THE CONTENTION THAT ACCUSED WAS "NOT ADEQUATELY” ADVISED ABOUT HIS RIGHT TO REMAIN SILENT

Earlier, we noted that Robinson, corroborated in material part by Harrell, testified he read the accused’s rights to him from a card. The card mentioned the right to remain silent, and contained a warning that any statement made by the accused "may be used as evidence against . . . [him] in a criminal trial.” The accused disputed much of this testimony. We need not itemize all the differences. So far as the accused’s testimony bears on the specific ground of the present challenge to the trial judge’s ruling on admissibility, suffice it to note the accused conceded that Robinson read his rights to him from a card. However, the accused maintained that he did "not really” understand them because Robinson read "them real fast” and did not explain them.7 Alternatively, he maintained he was not, in fact, advised of his right to counsel, and, while he knew he had a right to remain silent, he was not so informed at the interrogation.

What emerges from the record is a direct conflict of credibility. Appellate defense counsel contend Robinson’s testimony is confusing and, in one substantial particular, contradictory, at least in its "import.” Robinson’s testimony, however, was corroborated in substantial part by Harrell. The testimony of both is not so inherently improbable or uncertain as to be entitled to little or no *267consideration as a matter of law. On the other hand, the accused’s testimony contains substantial inconsistencies that are conducive to disbelief of his assertions. The conflict in testimony on this point is like the conflict as to whether the accused spoke at all. If believed, a sufficient quantum of the evidence supports the trial judge’s determination that the accused had been adequately informed of his right to remain silent and of the consequence of his choosing to speak. Consequently, this aspect of the accused’s attack on the judge’s ruling also lacks merit.

ACCUSED’S CONTENTION THAT HE WAS MISLED INTO BELIEVING THAT ONLY WRITTEN STATEMENTS COULD BE USED AGAINST HIM

The formula of advice to an accused at a stationhouse interrogation is not restricted to particular words in a particular sequence. In a given case, especially if the accused appears to have limited experience and education, an explanation of the rights that will aid accused’s understanding is appropriate. For example, to a young and unwordly person, the word "counsel” may not be as well-known and understood as the word "lawyer.” Yet, emendations present a risk. An otherwise correct advice may be negated by supplemental information provided by the police officer which "impair[s] the accused’s freedom of choice between speech and silence.” United States v Howard, 18 USCMA 252, 257, 39 CMR 252, 257 (1969). Piecing together various parts of the evidence, appellate defense counsel present a picture which they contend portrays Robinson as having "disastrously misled appellant into believing that only a 'written statement’ could be used against him.”
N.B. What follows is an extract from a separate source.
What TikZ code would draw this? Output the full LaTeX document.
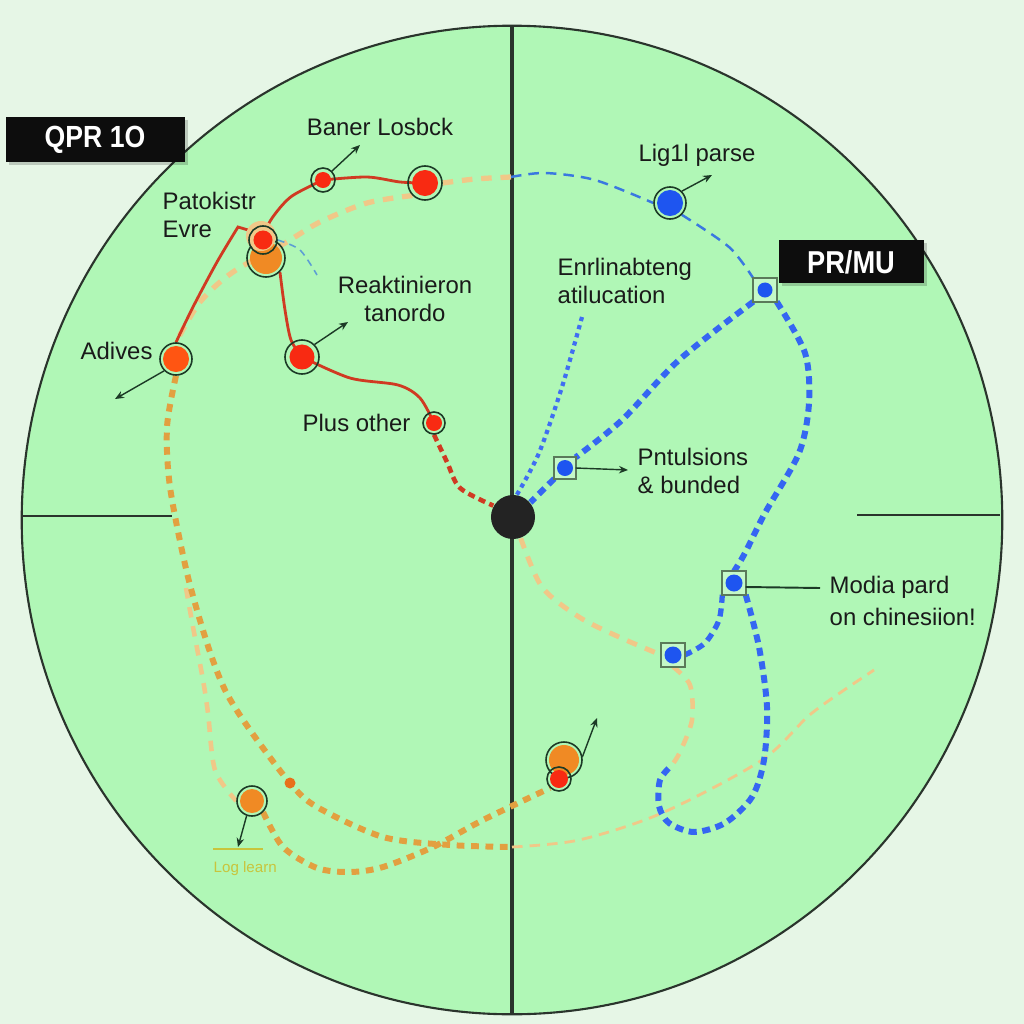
\documentclass[tikz,border=0pt]{standalone}
\usepackage{fontspec}
\setmainfont{Liberation Sans}
\usetikzlibrary{arrows.meta}
\definecolor{outbg}{HTML}{E6F6E6}
\definecolor{inbg}{HTML}{B0F7B6}
\definecolor{linec}{HTML}{2A342C}
\definecolor{ringc}{HTML}{1C3A26}
\definecolor{redl}{HTML}{D03A22}
\definecolor{redd}{HTML}{F82A12}
\definecolor{orred}{HTML}{FF5512}
\definecolor{orng}{HTML}{F08A24}
\definecolor{orngd}{HTML}{E2A040}
\definecolor{orngl}{HTML}{F0C888}
\definecolor{orngdot}{HTML}{E8701A}
\definecolor{bluec}{HTML}{1E55F0}
\definecolor{bluel}{HTML}{3A78E0}
\definecolor{txt}{HTML}{1A1A1A}
\definecolor{logc}{HTML}{C8C43C}
\definecolor{sqc}{HTML}{5A7A5A}
\definecolor{sqfill}{HTML}{C4F8C8}
\definecolor{dotc}{HTML}{232323}
\tikzset{
 nd/.style={circle,inner sep=0pt,minimum size=#1},
 lbl/.style={font=\fontsize{6.8}{8.2}\selectfont,text=txt,inner sep=0pt},
 arr/.style={draw=ringc,line width=0.4pt,-{Stealth[length=0.9mm,width=0.75mm]}},
 redsolid/.style={draw=redl,line width=0.8pt},
 reddashed/.style={draw=redl,line width=1.3pt,dash pattern=on 2pt off 1.3pt},
 bluethick/.style={draw=bluec!90!white,line width=1.7pt,dash pattern=on 2.3pt off 1.6pt},
 bluedot/.style={draw=bluec!85!white,line width=1.2pt,dash pattern=on 1.2pt off 1.2pt},
 bluethin/.style={draw=bluel,line width=0.7pt,dash pattern=on 3pt off 2pt},
 orlight/.style={draw=orngl,line width=1.5pt,dash pattern=on 3pt off 2.5pt},
 ordark/.style={draw=orngd,line width=1.7pt,dash pattern=on 2.2pt off 1.9pt},
 orthin/.style={draw=orngl,line width=0.8pt,dash pattern=on 3pt off 2pt},
 ringline/.style={draw=ringc,line width=0.45pt},
}
\newcommand\rdot[4]{\draw[ringline] (#1) circle[radius=#2]; \fill[#4] (#1) circle[radius=#3];}
\newcommand\sqdot[2]{\draw[sqc,line width=0.5pt,fill=sqfill] (#1.south west) rectangle (#1.north east); \fill[bluec] (#1) circle[radius=#2];}
\begin{document}
\begin{tikzpicture}[x=0.01cm,y=-0.01cm]
\fill[outbg] (0,0) rectangle (1024,1024);
\useasboundingbox (0,0) rectangle (1024,1024);
\fill[inbg] (512,520) ellipse[x radius=4.9cm,y radius=4.94cm];
\draw[linec,line width=0.6pt] (512,520) ellipse[x radius=4.9cm,y radius=4.94cm];
% axes
\draw[linec,line width=1pt] (512,27) -- (512,1013);
\draw[linec,line width=0.6pt] (22,516) -- (172,516);
\draw[linec,line width=0.6pt] (857,515) -- (1000,515);
% node geometry
\node[nd=3.2mm] (A) at (176,359) {};
\node[nd=2.8mm] (P1) at (263,240) {};
\node[nd=3.8mm] (P1o) at (266,258) {};
\node[nd=2.4mm] (B1) at (323,180) {};
\node[nd=3.4mm] (B2) at (425,183) {};
\node[nd=3.4mm] (R) at (302,357) {};
\node[nd=2.2mm] (PO) at (434,423) {};
\node[nd=4.4mm] (C) at (513,517) {};
\node[nd=3.2mm] (LP) at (670,203) {};
\node[nd=2.2mm,rectangle] (S1) at (765,290) {};
\node[nd=2.0mm,rectangle] (S2) at (565,468) {};
\node[nd=2.2mm,rectangle] (S3) at (734,583) {};
\node[nd=2.2mm,rectangle] (S4) at (673,655) {};
\node[nd=3.0mm] (LG) at (252,801) {};
\node[nd=3.6mm] (BO) at (564,760) {};
\node[nd=2.4mm] (BR) at (559,779) {};
\node[nd=1mm] (OD) at (290,783) {};
\coordinate (vt) at (511,177);
\coordinate (vb) at (512,847);
\coordinate (sp) at (186,588);
\coordinate (lp) at (672,765);
\coordinate (bt) at (582,317);
\coordinate (fe) at (874,670);
% orange dashed paths
\draw[orlight] plot[smooth] coordinates {(vt) (475,179) (B2.east)};
\draw[orlight] plot[smooth] coordinates {(B2.south west) (367,203) (320,222) (285,243) (233,272) (200,302) (A.north)};
\draw[orlight,line width=1.3pt] plot[smooth] coordinates {(sp) (193,627) (203,680) (208,713) (215,770) (LG.west)};
\draw[ordark] plot[smooth] coordinates {(A.south) (167,427) (170,487) (187,573) (207,643) (225,690) (250,730) (OD) (317,807) (383,837) (450,845) (vb)};
\draw[orthin] plot[smooth] coordinates {(vb) (579,840) (662,813) (762,760) (812,713) (fe)};
\draw[ordark] plot[smooth] coordinates {(LG.south east) (283,847) (317,868) (350,872) (383,867) (433,847) (483,820) (BR.south west)};
\draw[orlight,line width=1.4pt] plot[smooth] coordinates {(C.-70) (542,587) (579,617) (619,637) (S4.west)};
\draw[orlight,line width=1.3pt] plot[smooth] coordinates {(S4.south) (690,685) (692,720) (680,752) (lp)};
% red paths
\draw[redsolid] plot[smooth] coordinates {(A.north) (193,307) (217,262) (238,227)} -- (248,230) -- (P1.center);
\draw[redsolid] plot[smooth] coordinates {(P1.south) (266,230) (275,214) (292,196) (B1.center)};
\draw[redsolid] plot[smooth] coordinates {(B1.center) (367,177) (400,182) (B2.center)};
\draw[redsolid] plot[smooth] coordinates {(P1o.south east) (285,310) (291,340) (R.center)};
\draw[redsolid] plot[smooth] coordinates {(R.center) (350,378) (398,385) (420,398) (PO.center)};
\draw[reddashed] plot[smooth] coordinates {(PO.south) (447,462) (460,488) (C.150)};
\draw[bluel!70!inbg,line width=0.45pt,dash pattern=on 2pt off 1.5pt] plot[smooth] coordinates {(P1.east) (300,250) (317,275)};
% blue paths
\draw[bluethin] plot[smooth] coordinates {(vt) (545,173) (595,180) (LP.west)};
\draw[bluethin] plot[smooth] coordinates {(LP.south east) (729,247) (S1.north west)};
\draw[bluethick] plot[smooth] coordinates {(S1.south west) (679,360) (622,420) (S2.north east)};
\draw[bluethick] (S2.south west) -- (C.40);
\draw[bluedot] plot[smooth] coordinates {(bt) (562,387) (539,453) (C.80)};
\draw[bluethick] plot[smooth] coordinates {(S1.south east) (805,353) (809,403) (799,453) (765,513) (745,553) (S3.north)};
\draw[bluethick,line width=1.5pt] plot[smooth] coordinates {(S3.south west) (719,620) (705,643) (S4.east)};
\draw[bluethick] plot[smooth] coordinates {(S3.south east) (759,647) (767,707) (764,760) (752,797) (725,823) (694,832) (669,823) (659,806) (660,780) (lp)};
% dots
\rdot{A}{1.6mm}{1.3mm}{orred}
\rdot{P1o}{1.9mm}{1.6mm}{orng}
\fill[orngl] (261,236) circle[radius=1.5mm];
\rdot{P1}{1.4mm}{0.95mm}{redd}
\rdot{B1}{1.2mm}{0.8mm}{redd}
\rdot{B2}{1.7mm}{1.3mm}{redd}
\rdot{R}{1.7mm}{1.25mm}{redd}
\rdot{PO}{1.1mm}{0.8mm}{redd}
\rdot{LG}{1.5mm}{1.2mm}{orng}
\rdot{BO}{1.8mm}{1.5mm}{orng}
\rdot{BR}{1.2mm}{0.9mm}{redd}
\rdot{LP}{1.6mm}{1.3mm}{bluec}
\fill[orngdot] (OD) circle[radius=0.55mm];
\fill[dotc] (C) circle[radius=2.2mm];
\sqdot{S1}{0.75mm}
\sqdot{S2}{0.8mm}
\sqdot{S3}{0.85mm}
\sqdot{S4}{0.85mm}
% arrows
\coordinate (aB1) at (360,145);
\coordinate (aR) at (348,322);
\coordinate (aA) at (115,399);
\coordinate (aLP) at (712,175);
\coordinate (aS2) at (628,470);
\coordinate (aS3) at (820,588);
\coordinate (aLG) at (238,847);
\coordinate (aBO) at (597,718);
\draw[arr] (B1.north east) -- (aB1);
\draw[arr] (R.north east) -- (aR);
\draw[arr] (A.south west) -- (aA);
\draw[arr] (LP.north east) -- (aLP);
\draw[arr] (S2.east) -- (aS2);
\draw[ringline,line width=0.55pt] (S3.east) ++(0,4) -- (aS3);
\draw[arr] (LG.-110) -- (aLG);
\draw[arr] (BO.10) -- (aBO);
\draw[logc,line width=0.8pt] (213,849) -- (263,849);
% labels
\node[lbl] (tB) at (380,127) {Baner Losbck};
\node[lbl,anchor=west,align=left] (tP) at (162,215) {Patokistr\\Evre};
\node[lbl,align=center] (tR) at (405,299) {Reaktinieron\\tanordo};
\node[lbl,anchor=west] (tA) at (80,351) {Adives};
\node[lbl,anchor=west] (tPO) at (302,423) {Plus other};
\node[lbl] (tLP) at (697,155) {Lig1l parse};
\node[lbl,anchor=west,align=left] (tE) at (557,281) {Enrlinabteng\\atilucation};
\node[lbl,anchor=west,align=left] (tPn) at (637,471) {Pntulsions\\\& bunded};
\node[lbl,anchor=west,align=left,font=\fontsize{6.8}{9}\selectfont] (tM) at (829,601) {Modia pard\\on chinesiion!};
\node[lbl,anchor=west,text=logc,font=\fontsize{4.3}{5}\selectfont] (tLG) at (213,869) {Log learn};
% boxes
\fill[black,opacity=0.18] (9,120) rectangle (188,165);
\fill[black!95!white] (6,117) rectangle (185,162);
\node[text=white,font=\bfseries\fontsize{8.7}{10}\selectfont,xscale=0.87,inner sep=0pt] (q) at (95,140) {QPR 1O};
\fill[black,opacity=0.18] (782,243) rectangle (927,286);
\fill[black!95!white] (779,240) rectangle (924,283);
\node[text=white,font=\bfseries\fontsize{9}{10}\selectfont,xscale=0.86,inner sep=0pt] (pm) at (851,262) {PR/MU};
\end{tikzpicture}
\end{document}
Detailing the evidence earlier, we set out a version of the interrogation that the trial judge and the court members could have found. Some of Robinson’s testimony is not clear. The trial judge commented on that in his instructions by observing that the testimony as to "written or oral statements” was not "a model of clarity.”8

Robinson left no doubt he was convinced his supplemental advice could not have led the accused to believe that if he elected to answer questions, only the witness-type statement could be used against him. Robinson’s certitude, of course, does not demonstrate the accused’s understanding of the matter. See United States v Dicario, 8 USCMA 353, 24 CMR 163 (1957). Alluding to the accused’s youth, his limited education, and general inexperience, appellate defense counsel contend that the accused could not have followed the subleties of Robinson’s advice.9 From either of two points of view, the contention is not persuasive.

First, the accused had three opportunities to testify to his understanding of the advice. At no time did he testify categorically that as a result of what Robinson told him he believed if he made only an oral statement, the statement could not be used against him. Nor can we imply such belief from what he did say. First and foremost, he maintained he did not make any statement at all, written or oral; secondly, he admitted that Robinson read his rights but, while he did not "really” hear them, the reading did not include advice as to the right to remain silent; thirdly, that everything Robinson had testified to was "a lie.” None of this imports a belief or understanding that a written statement could be used against him, but an oral statement could not. The only references to written or oral statements appear in four questions asked him in his last appearance on the stand and his negative answers thereto; these also do not, in our opinion, import any claim that the accused was misled as to the kind of statement that could be used against him if he elected to speak.10

*268Secondly, assuming we read the accused’s testimony too narrowly, the version of the supplemental advice testified to by Robinson and Harrell would not have misled a person of ordinary intelligence. The accused’s testimony and the testimony about him indicate he is at least such a person. Consequently, this aspect of the accused’s assignment of error presents the same conflict in credibility apparent in the other aspects of the assignment. In ruling against the accused, the trial judge obviously resolved the conflict against him. Substantial evidence supports his finding. Further, the judge’s instructions to the court members focus directly on the issue.11 We cannot say as a matter of law that the factual dispute should have been decided in accused’s favor.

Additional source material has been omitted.